_Objective_.
Gather all lines containing the string "this" and copy them out.

_Data extract_.
┄┄┄┄┄┄

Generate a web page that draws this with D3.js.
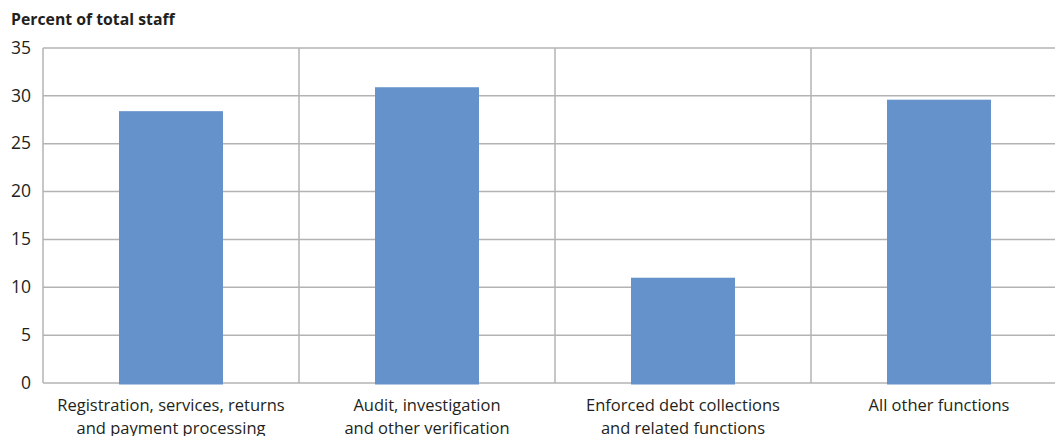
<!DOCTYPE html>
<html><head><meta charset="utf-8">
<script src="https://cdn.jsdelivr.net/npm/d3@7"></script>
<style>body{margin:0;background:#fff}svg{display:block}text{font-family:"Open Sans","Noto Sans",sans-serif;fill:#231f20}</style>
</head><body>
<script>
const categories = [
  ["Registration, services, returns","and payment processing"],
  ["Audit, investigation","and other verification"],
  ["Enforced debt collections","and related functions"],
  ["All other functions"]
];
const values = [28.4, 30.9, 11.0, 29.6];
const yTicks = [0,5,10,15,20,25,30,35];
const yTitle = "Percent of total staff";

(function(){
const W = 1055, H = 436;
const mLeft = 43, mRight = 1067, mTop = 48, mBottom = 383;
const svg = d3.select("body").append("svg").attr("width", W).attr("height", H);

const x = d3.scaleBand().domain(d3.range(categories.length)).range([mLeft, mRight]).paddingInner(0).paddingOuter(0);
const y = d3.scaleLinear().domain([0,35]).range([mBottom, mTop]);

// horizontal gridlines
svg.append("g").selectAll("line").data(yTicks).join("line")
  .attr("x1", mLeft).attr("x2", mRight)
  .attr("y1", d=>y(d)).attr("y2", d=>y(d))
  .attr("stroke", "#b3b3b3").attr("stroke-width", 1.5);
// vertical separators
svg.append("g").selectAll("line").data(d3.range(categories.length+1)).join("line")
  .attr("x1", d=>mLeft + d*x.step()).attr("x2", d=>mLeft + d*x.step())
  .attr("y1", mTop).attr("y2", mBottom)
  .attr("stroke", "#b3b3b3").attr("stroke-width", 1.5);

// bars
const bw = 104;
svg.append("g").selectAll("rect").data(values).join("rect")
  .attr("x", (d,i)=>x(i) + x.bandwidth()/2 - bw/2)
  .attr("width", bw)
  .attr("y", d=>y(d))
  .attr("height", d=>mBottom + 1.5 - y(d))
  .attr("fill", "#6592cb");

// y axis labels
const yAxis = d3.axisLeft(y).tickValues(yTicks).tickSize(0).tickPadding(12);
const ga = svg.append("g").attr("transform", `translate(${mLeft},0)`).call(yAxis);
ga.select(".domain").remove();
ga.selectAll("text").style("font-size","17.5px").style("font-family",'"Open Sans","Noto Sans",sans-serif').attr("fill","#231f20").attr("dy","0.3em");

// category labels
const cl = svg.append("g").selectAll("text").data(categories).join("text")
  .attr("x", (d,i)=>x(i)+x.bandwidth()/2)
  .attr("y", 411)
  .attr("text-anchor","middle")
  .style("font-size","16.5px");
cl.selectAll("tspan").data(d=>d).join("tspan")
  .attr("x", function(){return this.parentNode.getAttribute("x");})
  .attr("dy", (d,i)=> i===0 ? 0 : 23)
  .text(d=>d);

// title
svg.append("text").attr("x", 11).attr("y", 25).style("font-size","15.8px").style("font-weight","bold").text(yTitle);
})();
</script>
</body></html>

┄┄┄┄┄┄

_Solved problem_.
Generate a web page that draws this with D3.js.
  .attr("x", function(){return this.parentNode.getAttribute("x");})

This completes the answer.